## Stored data
--- begin ---
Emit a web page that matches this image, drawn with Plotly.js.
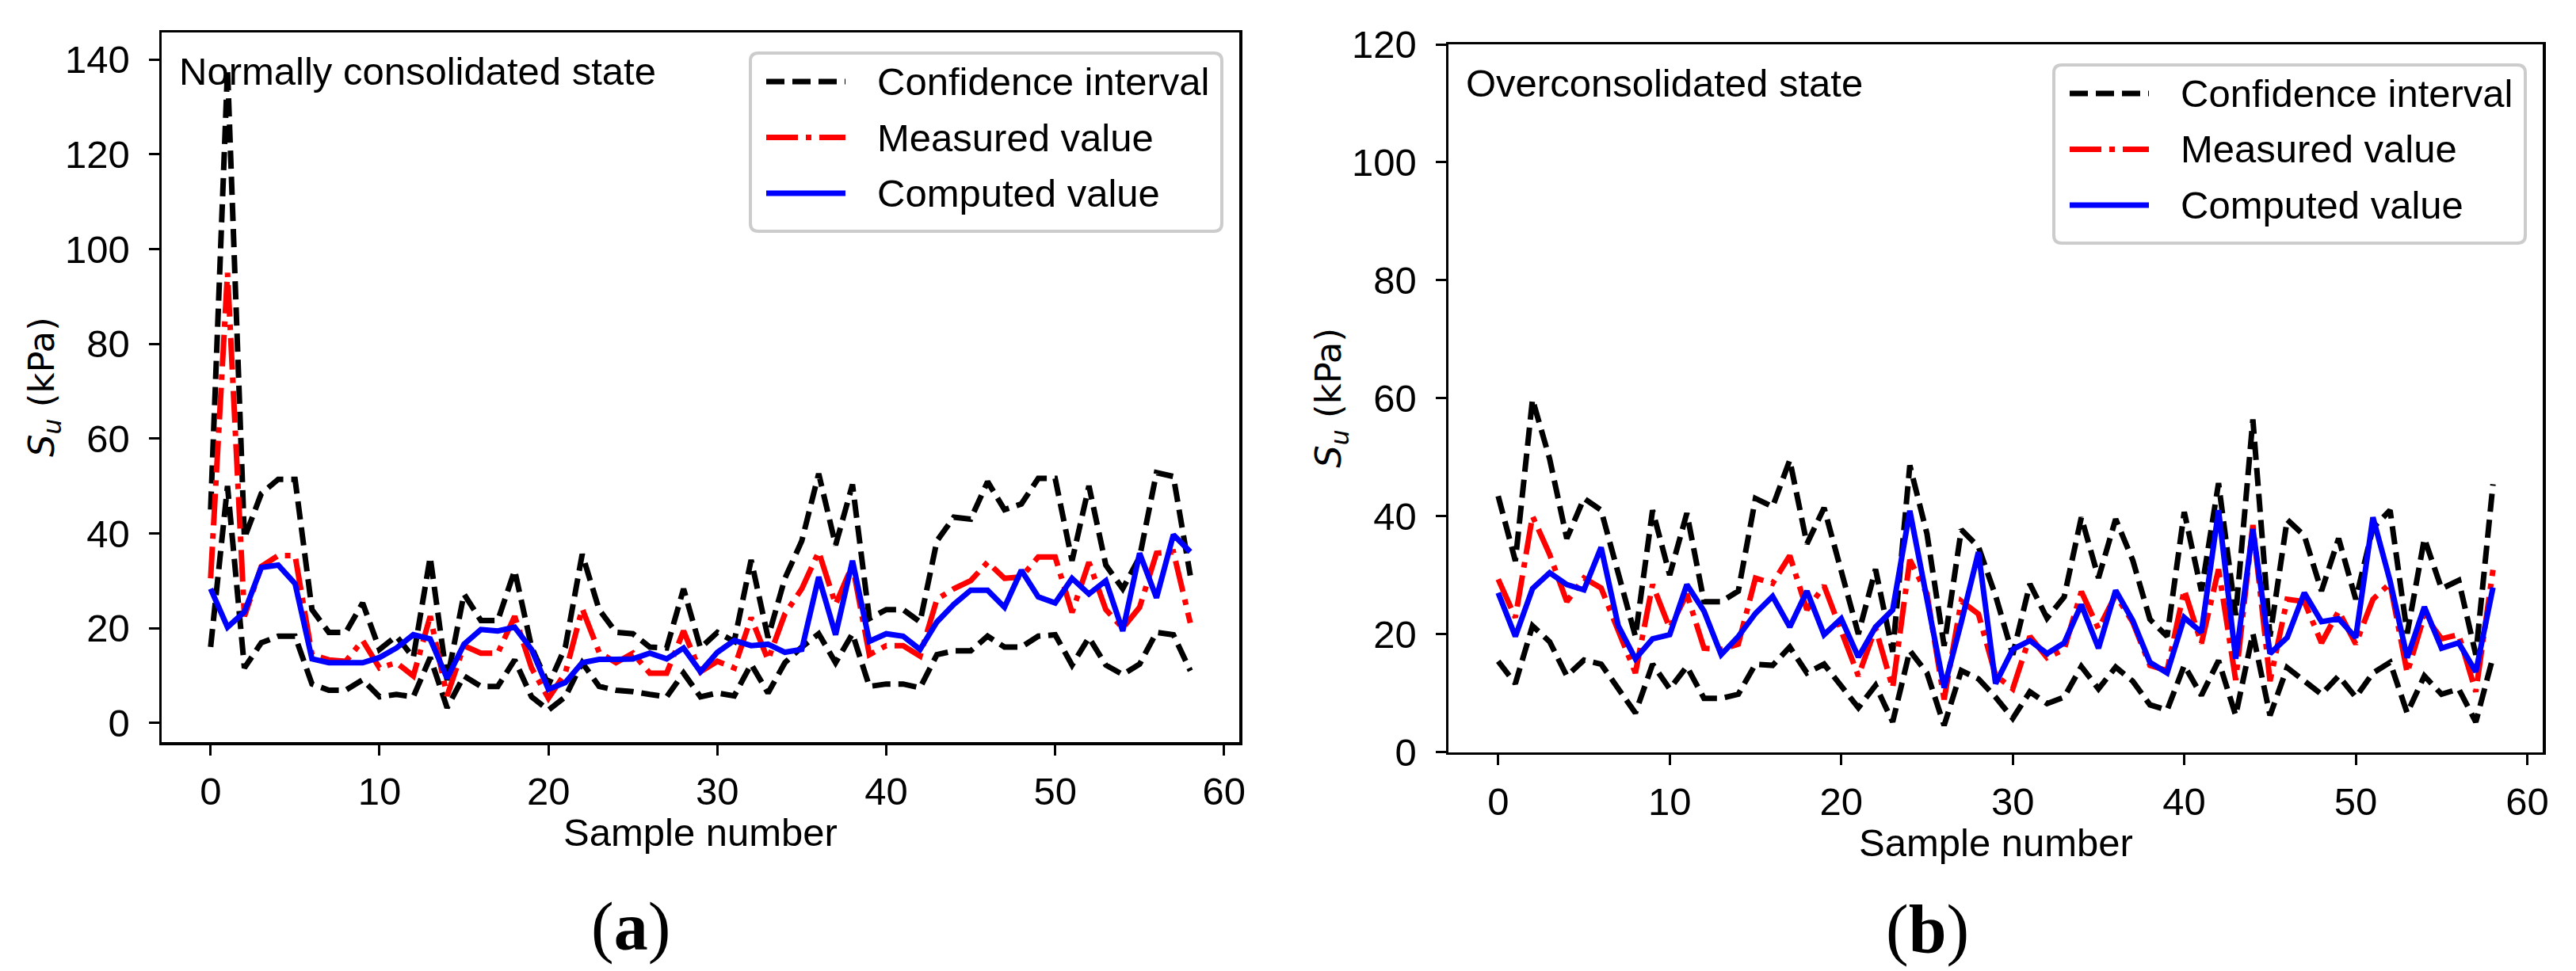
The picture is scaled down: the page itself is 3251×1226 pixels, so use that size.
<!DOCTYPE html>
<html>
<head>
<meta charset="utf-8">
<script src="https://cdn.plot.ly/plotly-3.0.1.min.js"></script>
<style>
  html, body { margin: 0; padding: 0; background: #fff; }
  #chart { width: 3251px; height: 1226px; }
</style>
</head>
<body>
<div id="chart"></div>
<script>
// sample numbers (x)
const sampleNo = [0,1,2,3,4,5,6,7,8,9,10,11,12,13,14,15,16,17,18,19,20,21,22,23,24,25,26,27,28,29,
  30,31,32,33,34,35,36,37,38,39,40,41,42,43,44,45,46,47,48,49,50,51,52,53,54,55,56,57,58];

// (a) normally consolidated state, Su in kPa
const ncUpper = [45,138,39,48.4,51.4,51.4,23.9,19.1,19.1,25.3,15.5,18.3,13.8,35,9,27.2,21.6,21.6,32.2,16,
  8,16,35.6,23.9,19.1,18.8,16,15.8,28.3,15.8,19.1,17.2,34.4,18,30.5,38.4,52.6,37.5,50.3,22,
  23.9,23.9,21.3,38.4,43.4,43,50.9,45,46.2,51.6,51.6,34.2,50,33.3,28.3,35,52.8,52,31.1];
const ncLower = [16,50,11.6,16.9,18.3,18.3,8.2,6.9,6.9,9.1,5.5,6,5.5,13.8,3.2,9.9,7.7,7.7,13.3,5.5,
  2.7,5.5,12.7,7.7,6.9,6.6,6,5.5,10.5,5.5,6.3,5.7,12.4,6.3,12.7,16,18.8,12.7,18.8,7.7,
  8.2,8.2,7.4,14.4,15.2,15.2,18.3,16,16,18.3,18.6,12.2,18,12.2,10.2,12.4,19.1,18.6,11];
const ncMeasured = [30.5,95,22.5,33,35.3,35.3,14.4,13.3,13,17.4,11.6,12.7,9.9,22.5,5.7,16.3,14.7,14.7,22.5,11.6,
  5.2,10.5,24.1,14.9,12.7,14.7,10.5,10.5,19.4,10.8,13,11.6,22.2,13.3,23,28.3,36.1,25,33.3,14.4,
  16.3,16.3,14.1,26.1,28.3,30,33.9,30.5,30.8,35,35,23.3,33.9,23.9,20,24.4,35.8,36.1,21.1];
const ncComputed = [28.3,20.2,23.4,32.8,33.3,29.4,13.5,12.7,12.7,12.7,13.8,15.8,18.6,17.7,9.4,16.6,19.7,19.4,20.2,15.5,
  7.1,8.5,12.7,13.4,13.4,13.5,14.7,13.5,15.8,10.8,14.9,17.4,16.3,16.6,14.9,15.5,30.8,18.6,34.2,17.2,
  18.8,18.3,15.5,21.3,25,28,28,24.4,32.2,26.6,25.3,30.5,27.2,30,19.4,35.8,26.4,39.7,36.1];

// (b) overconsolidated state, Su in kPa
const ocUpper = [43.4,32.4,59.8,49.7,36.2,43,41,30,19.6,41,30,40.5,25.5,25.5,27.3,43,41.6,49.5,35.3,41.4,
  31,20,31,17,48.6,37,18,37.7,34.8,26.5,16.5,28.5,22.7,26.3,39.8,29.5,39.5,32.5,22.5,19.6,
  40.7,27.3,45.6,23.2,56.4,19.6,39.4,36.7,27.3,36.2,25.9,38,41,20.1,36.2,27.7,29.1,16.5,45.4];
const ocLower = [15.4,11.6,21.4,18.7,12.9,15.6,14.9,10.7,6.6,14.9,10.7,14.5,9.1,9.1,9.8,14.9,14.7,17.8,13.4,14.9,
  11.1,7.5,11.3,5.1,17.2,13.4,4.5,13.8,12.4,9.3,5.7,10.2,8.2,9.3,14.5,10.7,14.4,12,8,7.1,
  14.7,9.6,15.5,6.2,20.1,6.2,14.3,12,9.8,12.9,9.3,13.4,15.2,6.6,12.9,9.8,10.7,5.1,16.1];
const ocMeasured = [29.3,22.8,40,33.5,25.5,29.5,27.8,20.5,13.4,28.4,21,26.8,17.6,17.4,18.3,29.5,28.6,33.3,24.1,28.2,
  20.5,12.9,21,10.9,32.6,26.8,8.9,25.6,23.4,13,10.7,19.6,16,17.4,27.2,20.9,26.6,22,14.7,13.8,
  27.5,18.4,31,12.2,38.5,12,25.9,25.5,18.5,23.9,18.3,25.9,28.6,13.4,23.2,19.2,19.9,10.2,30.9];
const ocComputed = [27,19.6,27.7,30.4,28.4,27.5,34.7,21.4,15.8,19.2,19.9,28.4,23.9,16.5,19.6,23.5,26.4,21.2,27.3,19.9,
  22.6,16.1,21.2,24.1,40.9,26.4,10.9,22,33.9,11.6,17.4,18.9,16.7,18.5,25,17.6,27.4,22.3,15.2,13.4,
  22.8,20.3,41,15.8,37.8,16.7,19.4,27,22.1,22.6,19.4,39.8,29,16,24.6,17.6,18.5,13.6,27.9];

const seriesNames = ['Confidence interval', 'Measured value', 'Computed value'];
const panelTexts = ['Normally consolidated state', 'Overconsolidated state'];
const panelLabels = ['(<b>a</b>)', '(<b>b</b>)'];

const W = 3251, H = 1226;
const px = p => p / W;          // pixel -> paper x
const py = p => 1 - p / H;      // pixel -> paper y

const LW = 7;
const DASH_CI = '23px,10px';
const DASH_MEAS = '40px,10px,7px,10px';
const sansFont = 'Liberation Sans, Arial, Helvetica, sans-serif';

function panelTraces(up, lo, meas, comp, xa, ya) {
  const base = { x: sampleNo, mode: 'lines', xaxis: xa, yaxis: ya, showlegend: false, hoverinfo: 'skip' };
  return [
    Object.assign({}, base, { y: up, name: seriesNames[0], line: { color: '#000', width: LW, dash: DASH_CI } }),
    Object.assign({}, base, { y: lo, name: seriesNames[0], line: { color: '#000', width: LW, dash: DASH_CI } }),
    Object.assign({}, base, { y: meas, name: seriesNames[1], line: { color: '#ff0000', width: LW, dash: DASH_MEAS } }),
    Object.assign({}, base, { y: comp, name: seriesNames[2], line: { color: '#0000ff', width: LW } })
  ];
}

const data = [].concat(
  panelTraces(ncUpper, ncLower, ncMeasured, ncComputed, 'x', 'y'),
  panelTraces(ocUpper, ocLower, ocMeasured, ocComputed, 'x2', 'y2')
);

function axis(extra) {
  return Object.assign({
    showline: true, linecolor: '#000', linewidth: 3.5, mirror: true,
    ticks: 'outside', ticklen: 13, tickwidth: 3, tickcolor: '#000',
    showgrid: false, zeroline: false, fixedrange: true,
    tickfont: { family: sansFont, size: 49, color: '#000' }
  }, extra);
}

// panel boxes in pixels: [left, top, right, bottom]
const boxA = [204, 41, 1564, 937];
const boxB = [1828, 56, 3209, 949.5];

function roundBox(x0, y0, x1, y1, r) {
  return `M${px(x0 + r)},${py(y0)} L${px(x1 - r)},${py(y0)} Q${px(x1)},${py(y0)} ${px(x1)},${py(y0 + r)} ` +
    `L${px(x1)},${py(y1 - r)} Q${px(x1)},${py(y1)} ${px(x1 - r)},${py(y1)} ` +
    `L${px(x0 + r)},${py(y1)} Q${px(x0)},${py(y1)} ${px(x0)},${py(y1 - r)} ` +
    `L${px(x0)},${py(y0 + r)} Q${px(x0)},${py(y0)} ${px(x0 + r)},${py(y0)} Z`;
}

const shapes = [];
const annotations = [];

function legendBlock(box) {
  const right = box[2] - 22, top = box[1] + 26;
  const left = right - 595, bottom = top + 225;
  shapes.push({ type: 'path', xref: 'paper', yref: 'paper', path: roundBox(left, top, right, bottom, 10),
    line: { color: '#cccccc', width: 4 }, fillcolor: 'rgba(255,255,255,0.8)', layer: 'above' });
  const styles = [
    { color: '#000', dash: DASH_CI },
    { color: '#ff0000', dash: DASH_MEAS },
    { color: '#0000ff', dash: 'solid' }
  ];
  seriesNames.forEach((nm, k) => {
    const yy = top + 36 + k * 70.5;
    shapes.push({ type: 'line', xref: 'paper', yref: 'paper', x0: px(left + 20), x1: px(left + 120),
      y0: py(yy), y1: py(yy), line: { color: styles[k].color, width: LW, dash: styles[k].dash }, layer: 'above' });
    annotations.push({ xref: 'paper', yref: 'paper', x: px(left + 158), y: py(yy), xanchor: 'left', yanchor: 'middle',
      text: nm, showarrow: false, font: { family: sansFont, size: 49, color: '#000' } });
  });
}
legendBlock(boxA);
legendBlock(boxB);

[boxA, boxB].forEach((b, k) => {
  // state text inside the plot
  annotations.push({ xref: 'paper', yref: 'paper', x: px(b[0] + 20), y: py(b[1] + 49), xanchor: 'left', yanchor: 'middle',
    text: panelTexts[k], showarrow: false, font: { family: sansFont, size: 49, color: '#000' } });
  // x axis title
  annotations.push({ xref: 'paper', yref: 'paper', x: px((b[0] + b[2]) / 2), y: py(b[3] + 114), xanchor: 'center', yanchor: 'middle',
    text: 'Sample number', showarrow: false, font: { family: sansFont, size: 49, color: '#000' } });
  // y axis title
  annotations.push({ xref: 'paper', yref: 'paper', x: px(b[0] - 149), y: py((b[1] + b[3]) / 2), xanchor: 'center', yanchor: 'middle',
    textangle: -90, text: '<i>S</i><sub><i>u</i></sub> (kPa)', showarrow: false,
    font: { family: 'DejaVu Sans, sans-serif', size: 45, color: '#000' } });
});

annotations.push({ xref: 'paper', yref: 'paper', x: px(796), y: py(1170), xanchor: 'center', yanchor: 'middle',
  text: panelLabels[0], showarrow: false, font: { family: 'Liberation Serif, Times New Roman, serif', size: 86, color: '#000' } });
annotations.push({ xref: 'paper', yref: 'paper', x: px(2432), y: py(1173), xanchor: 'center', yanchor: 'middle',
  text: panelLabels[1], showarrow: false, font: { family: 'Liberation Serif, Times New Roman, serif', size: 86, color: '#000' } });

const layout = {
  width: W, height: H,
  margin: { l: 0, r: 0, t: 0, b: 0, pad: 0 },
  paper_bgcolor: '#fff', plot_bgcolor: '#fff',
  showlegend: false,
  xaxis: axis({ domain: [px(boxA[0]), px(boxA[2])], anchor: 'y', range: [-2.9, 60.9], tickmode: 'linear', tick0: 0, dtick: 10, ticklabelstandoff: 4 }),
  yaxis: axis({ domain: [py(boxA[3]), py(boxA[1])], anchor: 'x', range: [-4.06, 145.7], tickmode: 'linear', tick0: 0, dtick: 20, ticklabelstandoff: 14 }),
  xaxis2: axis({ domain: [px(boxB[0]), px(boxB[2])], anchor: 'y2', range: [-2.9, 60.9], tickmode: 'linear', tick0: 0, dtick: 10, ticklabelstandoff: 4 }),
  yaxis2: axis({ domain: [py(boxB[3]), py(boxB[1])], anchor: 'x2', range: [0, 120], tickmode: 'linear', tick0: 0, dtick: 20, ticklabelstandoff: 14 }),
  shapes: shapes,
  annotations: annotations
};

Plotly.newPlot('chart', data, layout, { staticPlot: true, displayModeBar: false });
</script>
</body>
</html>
--- end ---
## Work required
Among the lines above, how many contain the string "page"? State the number alone.

## Solution for this exercise
2